The military can also keep the proceedings secret, in violation of the Sixth Amendment’s guarantee of public trials.

Your friend’s guilt would not have to be established beyond a reasonable doubt; nor would the verdict have to be unanimous. As few as five members of a twelve-person tribunal could condemn him to death. He would have no right of appeal to anyone except the president.

According to Vice President Dick Cheney, loading the scales of justice against foreign terrorists is not unjust, because aliens are not entitled to the same rights as Americans. Where Cheney got that idea is not certain, but the Constitution is clear. The rights to fair and equal justice guaranteed by the Fourth, Fifth, and Sixth Amendments belong to all “persons.” They are not limited to “citizens,” or denied to “aliens.”

Cheney also believes that your friend is not entitled to the same rights as an ordinary defendant, because he is a “terrorist.” How does the vice president know that your friend is a “terrorist” when he hasn’t even been tried? Because the Justice Department says he is.
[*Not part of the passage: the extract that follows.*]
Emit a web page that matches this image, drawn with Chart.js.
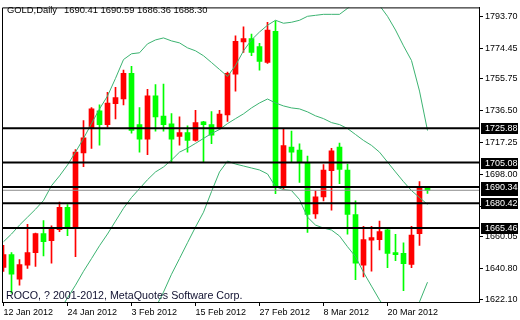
<!DOCTYPE html>
<html><head><meta charset="utf-8">
<script src="https://cdn.jsdelivr.net/npm/chart.js@4.4.1/dist/chart.umd.min.js"></script>
<style>html,body{margin:0;padding:0;background:#fff}canvas{display:block}</style>
</head><body>
<canvas id="c" width="520" height="320"></canvas>
<script>
const symbolName = "GOLD,Daily";
const copyright = "ROCO, ? 2001-2012, MetaQuotes Software Corp.";
const dates = ["12 Jan 2012","13 Jan 2012","16 Jan 2012","17 Jan 2012","18 Jan 2012","19 Jan 2012","20 Jan 2012","23 Jan 2012","24 Jan 2012","25 Jan 2012","26 Jan 2012","27 Jan 2012","30 Jan 2012","31 Jan 2012","1 Feb 2012","2 Feb 2012","3 Feb 2012","6 Feb 2012","7 Feb 2012","8 Feb 2012","9 Feb 2012","10 Feb 2012","13 Feb 2012","14 Feb 2012","15 Feb 2012","16 Feb 2012","17 Feb 2012","20 Feb 2012","21 Feb 2012","22 Feb 2012","23 Feb 2012","24 Feb 2012","27 Feb 2012","28 Feb 2012","29 Feb 2012","1 Mar 2012","2 Mar 2012","5 Mar 2012","6 Mar 2012","7 Mar 2012","8 Mar 2012","9 Mar 2012","12 Mar 2012","13 Mar 2012","14 Mar 2012","15 Mar 2012","16 Mar 2012","19 Mar 2012","20 Mar 2012","21 Mar 2012","22 Mar 2012","23 Mar 2012","26 Mar 2012","27 Mar 2012"];
const open  = [1641.6,1649.3,1634.4,1642.9,1650.5,1662.0,1657.7,1664.4,1677.9,1666.0,1711.0,1726.1,1736.4,1728.1,1740.8,1743.6,1759.1,1728.1,1719.3,1745.5,1733.3,1728.5,1720.9,1723.3,1718.5,1729.7,1728.1,1726.1,1734.0,1758.7,1778.2,1780.2,1775.4,1765.8,1784.6,1691.1,1714.5,1712.6,1704.6,1673.9,1684.3,1700.2,1714.5,1700.6,1673.6,1642.9,1658.1,1658.4,1664.4,1650.5,1650.1,1643.3,1662.0,1690.41];
const high  = [1655.0,1650.5,1646.3,1667.6,1662.4,1670.0,1666.8,1681.1,1679.6,1713.0,1730.5,1738.4,1740.0,1747.6,1750.7,1761.1,1763.4,1738.4,1749.5,1752.3,1752.7,1734.8,1732.8,1727.3,1736.8,1730.0,1736.0,1736.8,1759.9,1781.8,1787.3,1783.0,1777.4,1790.1,1790.9,1725.7,1724.1,1716.5,1709.0,1687.9,1703.8,1713.7,1716.9,1704.2,1681.9,1666.4,1666.4,1669.6,1665.2,1661.6,1656.5,1666.4,1693.5,1690.59];
const low   = [1639.1,1626.0,1630.8,1641.0,1642.2,1648.5,1644.1,1663.2,1660.8,1648.1,1702.6,1713.7,1715.7,1726.5,1731.6,1740.0,1722.9,1711.4,1709.8,1724.1,1724.1,1705.4,1715.7,1711.4,1718.1,1705.4,1716.5,1725.3,1730.0,1748.4,1771.8,1769.8,1761.1,1765.1,1686.3,1689.1,1705.4,1693.0,1662.8,1671.2,1681.9,1676.3,1692.3,1661.7,1634.2,1635.8,1639.3,1652.1,1641.4,1645.7,1627.4,1641.4,1654.9,1686.36];
const close = [1649.3,1637.4,1643.3,1650.5,1662.0,1657.2,1665.6,1677.9,1666.0,1711.4,1720.1,1737.6,1728.1,1741.2,1744.4,1759.1,1724.5,1719.3,1745.5,1732.8,1728.1,1719.3,1723.3,1718.5,1729.3,1728.1,1721.7,1734.5,1759.1,1778.6,1780.2,1771.8,1766.3,1785.3,1690.7,1715.4,1711.4,1705.4,1673.6,1684.3,1700.6,1712.2,1701.0,1673.6,1644.1,1658.4,1659.6,1663.2,1650.1,1649.3,1643.8,1661.2,1689.9,1688.30];
const bbUpper  = [1657.1,1661.8,1667.2,1672.0,1676.8,1682.1,1691.1,1697.0,1703.6,1711.4,1719.7,1728.7,1737.6,1745.4,1756.1,1767.5,1771.0,1771.6,1777.0,1779.4,1780.6,1778.8,1777.6,1774.6,1772.8,1769.8,1765.7,1761.5,1757.3,1763.9,1772.8,1779.4,1784.2,1788.3,1791.3,1789.5,1790.1,1791.3,1793.7,1794.3,1794.9,1794.9,1794.9,1798.5,1802.1,1803.2,1802.7,1800.3,1793.7,1785.4,1775.8,1766.9,1748.4,1724.5];
const bbMiddle = [null,null,null,null,null,null,null,1615.3,1623.1,1630.8,1639.2,1646.9,1654.7,1661.8,1669.6,1677.4,1683.9,1689.3,1694.7,1699.4,1702.4,1706.6,1711.4,1713.8,1716.7,1719.7,1722.7,1725.1,1728.7,1731.7,1734.6,1738.2,1741.2,1743.6,1741.2,1739.4,1738.2,1737.6,1735.8,1733.4,1731.7,1729.3,1728.1,1725.7,1722.1,1718.5,1715.5,1711.4,1705.4,1699.4,1693.5,1688.1,1683.9,1679.7];
const bbLower  = [null,null,null,null,null,null,null,null,null,null,null,null,null,null,null,null,null,null,null,1617.1,1626.6,1637.4,1646.9,1656.5,1666.0,1675.0,1687.5,1699.4,1706.0,1704.2,1703.0,1701.8,1700.6,1698.2,1690.5,1688.7,1688.1,1682.7,1672.0,1667.2,1665.4,1664.2,1660.6,1654.1,1648.1,1638.6,1630.2,1621.9,1614.7,1609.9,1607.0,1609.9,1620.7,1632.6];
const levels = [1725.88, 1705.08, 1690.34, 1680.42, 1665.46];
const bidPrice = 1688.30;
const priceTicks = [1793.70, 1774.45, 1755.75, 1736.50, 1717.25, 1698.00, 1678.75, 1660.05, 1640.80, 1622.10];
const dateTickIdx = [0, 8, 16, 24, 32, 40, 48];

const X_MIN = -0.1875, X_MAX = 59.4375;
const Y_MIN = 1620.6, Y_MAX = 1799.1;
const UP = '#ff0000', DOWN = '#00ff00', BAND = '#3cb371';
const FONT = "'Liberation Sans', Arial, sans-serif";

const candleColors = close.map((c, i) => c > open[i] ? UP : DOWN);
const toXY = arr => arr.map((v, i) => v === null ? null : {x: i, y: v}).filter(p => p);
const hLine = v => [{x: X_MIN, y: v}, {x: X_MAX, y: v}];

const datasets = [
  {type: 'bar', data: dates.map((d, i) => ({x: i, y: [low[i], high[i]]})), backgroundColor: candleColors,
   barThickness: 1, grouped: false, order: 5, borderWidth: 0},
  {type: 'bar', data: dates.map((d, i) => ({x: i, y: [open[i], close[i]]})), backgroundColor: candleColors,
   barThickness: 5, grouped: false, order: 4, borderWidth: 0, minBarLength: 1},
  {type: 'line', data: toXY(bbUpper), borderColor: BAND, borderWidth: 1, pointRadius: 0, tension: 0, order: 3},
  {type: 'line', data: toXY(bbMiddle), borderColor: BAND, borderWidth: 1, pointRadius: 0, tension: 0, order: 3},
  {type: 'line', data: toXY(bbLower), borderColor: BAND, borderWidth: 1, pointRadius: 0, tension: 0, order: 3},
  {type: 'line', data: hLine(bidPrice), borderColor: '#8c8c8c', borderWidth: 1, pointRadius: 0, order: 2},
  ...levels.map(v => ({type: 'line', data: hLine(v), borderColor: '#000', borderWidth: 2, pointRadius: 0, order: 1}))
];

const overlay = {
  id: 'overlay',
  afterDraw(chart) {
    const ctx = chart.ctx, a = chart.chartArea, ys = chart.scales.y;
    ctx.save();
    ctx.strokeStyle = '#000'; ctx.lineWidth = 1;
    ctx.beginPath();
    ctx.moveTo(a.left + 0.5, a.bottom); ctx.lineTo(a.left + 0.5, a.top + 0.5); ctx.lineTo(a.right, a.top + 0.5);
    ctx.stroke();
    const n = close.length - 1;
    ctx.fillStyle = '#000'; ctx.textBaseline = 'middle'; ctx.textAlign = 'left';
    ctx.font = '9.4px ' + FONT;
    ctx.fillText(symbolName, 7, 10);
    ctx.fillText([open[n], high[n], low[n], close[n]].map(v => v.toFixed(2)).join(' '), 64, 10);
    ctx.font = '10.7px ' + FONT;
    ctx.fillStyle = '#101030';
    ctx.fillText(copyright, 6, 296);
    const box = (v) => {
      const y = ys.getPixelForValue(v);
      ctx.fillStyle = '#000';
      ctx.fillRect(481, Math.round(y) - 5, 37, 11);
      ctx.fillStyle = '#fff';
      ctx.font = '9px ' + FONT;
      ctx.fillText(v.toFixed(2), 485, Math.round(y) + 0.5);
    };
    box(bidPrice);
    levels.forEach(box);
    ctx.restore();
  }
};

new Chart(document.getElementById('c'), {
  type: 'bar',
  data: {datasets},
  plugins: [overlay],
  options: {
    responsive: false, animation: false, devicePixelRatio: 1,
    layout: {padding: {left: 2, top: 3, right: 0, bottom: 0}},
    plugins: {legend: {display: false}, tooltip: {enabled: false}, title: {display: false}},
    scales: {
      x: {
        type: 'linear', min: X_MIN, max: X_MAX, offset: false,
        afterBuildTicks: s => { s.ticks = dateTickIdx.map(v => ({value: v})); },
        afterFit: s => { s.height = 18; },
        grid: {display: true, drawOnChartArea: false, drawTicks: true, tickLength: 4, color: '#000', offset: false},
        border: {display: true, color: '#000'},
        ticks: {autoSkip: false, maxRotation: 0, align: 'start', padding: 1, color: '#000',
                font: {family: FONT, size: 9}, callback: v => dates[v]}
      },
      y: {
        type: 'linear', position: 'right', min: Y_MIN, max: Y_MAX,
        afterBuildTicks: s => { s.ticks = priceTicks.map(v => ({value: v})); },
        afterFit: s => { s.width = 41; },
        grid: {display: true, drawOnChartArea: false, drawTicks: true, tickLength: 4, color: '#000'},
        border: {display: true, color: '#000'},
        ticks: {padding: 2, color: '#000', font: {family: FONT, size: 9}, callback: v => v.toFixed(2)}
      }
    }
  }
});
</script>
</body></html>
Cheney would not grant your friend the usual presumption of innocent until proven guilty. He would readjust the scales of justice so that any alleged terrorist is halfway to being convicted before his trial begins.

During his “war against drugs,” President Bush’s father sent 20,000 soldiers into Panama to abduct Manuel Noriega, but then afforded him all the safeguards of a civilian trial in Florida. The first bombers of the World Trade Center were accorded the same rights at their trial in New York, and both trials resulted in convictions that were upheld on appeal. But the events of September 11 have somehow rendered your foreign friend too dangerous to be granted the same rights as citizens like Timothy McVeigh.

President Bush has asserted the authority to create a system of kangaroo courts answerable only to him. In so doing, he has violated the Constitution’s third article, which vests “the judicial power of the United States . . . in one supreme court, and such inferior courts as Congress may . . . ordain and establish.” Congress has not authorized the president to create any secret military courts to try civilians, but it has passed the Posse Comitatus Act of 1878, which forbids the army to enforce civilian laws.

Your friend is forbidden by Bush’s order to petition any court for a writ of habeas corpus, which would require the military to prove the legality of this dictatorial order. That interference with the civilian courts is unconstitutional. Only Congress may authorize the president to suspend the privilege of the Great Writ. However, Congress can only give the president that power in cases of “invasion or rebellion,” and they and he may exercise that power only to the extent that “the public Safety may require it.” Neither Congress nor the president can ever forbid a civilian from going into a federal court to challenge the legality of his detention by the military.

Why is the administration trying to rig the scales of justice so outrageously? Perhaps because it doesn’t have enough evidence to convict bin Laden and his associates by ordinary means. That also might explain why it claims the power to hold secret trials and secret executions on ships at sea.

No one is obliged to support the president blindly, not even in war. Even military officers do not promise to obey the commander-in-chief in anything he does. Their oath, like the duty of every patriot, is to “to defend the Constitution of the United States against all enemies, foreign and domestic.” It is time to let this president know that he is getting too big for his britches.